Sebab, beban kewajiban membayar denda dan uang pengganti kerap tidak sepadan dengan kerugian negara yang ditimbulkan. Padahal, sebagian besar politisi, termasuk Novanto, merupakan orang-orang yang memiliki kewenangan besar dalam mengambil keputusan dan mengelola sumber dana publik.
”Mereka ini suspect utama dari TPPU di sebuah negara yang korupsinya masih tinggi,” ujar Adnan.
Tindak pidana pencucian uang dinilai relevan untuk mengembalikan kerugian negara yang ditimbulkan dari perkara korupsi pengadaan KTP elektronik, selain menindak politisi lain yang diduga terlibat dan memperoleh aliran dana.

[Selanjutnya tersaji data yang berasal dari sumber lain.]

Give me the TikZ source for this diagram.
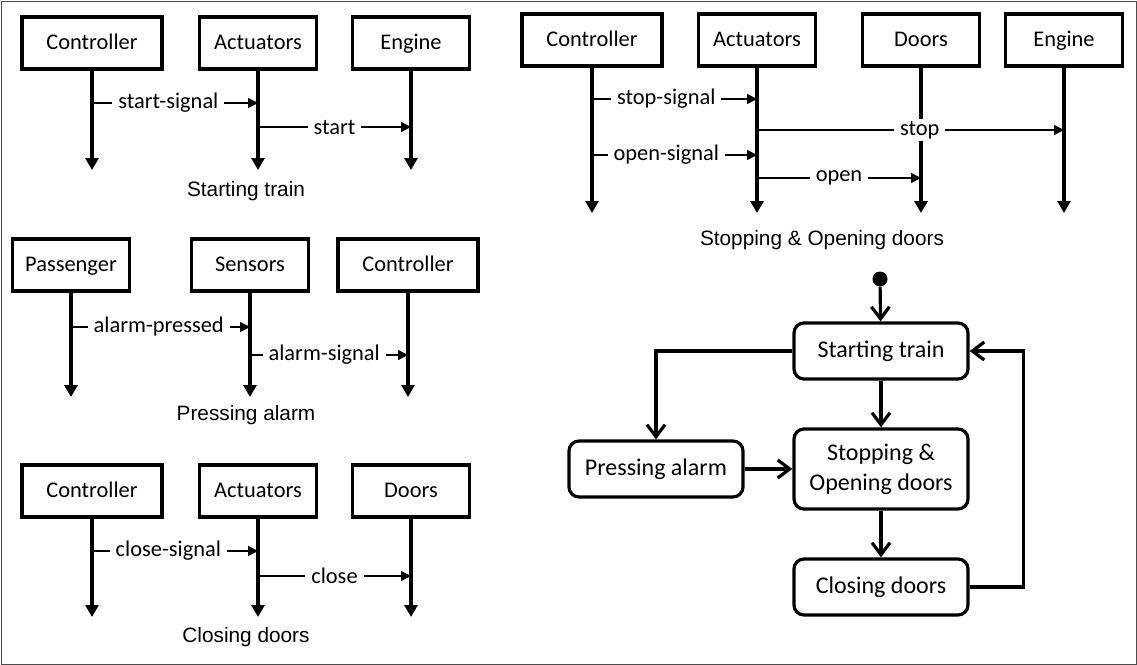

Berdasarkan data yang dimiliki KPK, hanya ada 31 kasus TPPU yang ditangani lembaga antirasuah sejak 2012 hingga 2018 dari 887 kasus yang ditangani sejak KPK berdiri.
Ganjar kembali diperiksa
Hingga saat ini, KPK masih fokus menuntaskan perkara inti korupsi kartu identitas penduduk ini yang menyisakan seorang tersangka, yakni politisi Golkar, Markus Nari, yang ditetapkan statusnya sejak 2017. Kali ini Gubernur Jawa Tengah Ganjar Pranowo kembali dipanggil untuk memberikan kesaksian untuk Markus.
Ganjar kembali membantah telah menerima 500.000 dollar AS seperti yang telah dia ungkapkan berulang kali, baik saat pemeriksaan saksi di penyidikan maupun di persidangan. Ia pun mengaku ditanya lagi terkait mekanisme penambahan anggaran.
”Jadi, butuh tambahan saat itu karena harus cetak di sekian kabupaten. Dalam rapat, kementerian diminta memberikan detailnya, lalu diajukan ke Badan Anggaran,” ujar Ganjar.
Nama Ganjar jadi pembicaraan saat Novanto menyebutnya menerima uang dalam sidang pemeriksaan dirinya sebagai terdakwa dan nota pembelaan.
Namun, majelis hakim dalam vonis terhadap Irman, Sugiharto, Novanto, dan Andi Agustinus, menyatakan nama politisi yang disebut turut menerima adalah politisi Golkar, Ade Komaruddin dan Markus Nari; politisi Demokrat, Jafar Hafsah; politisi Hanura, Miryam S Haryani; dan mantan Menteri Dalam Negeri Gamawan Fauzi.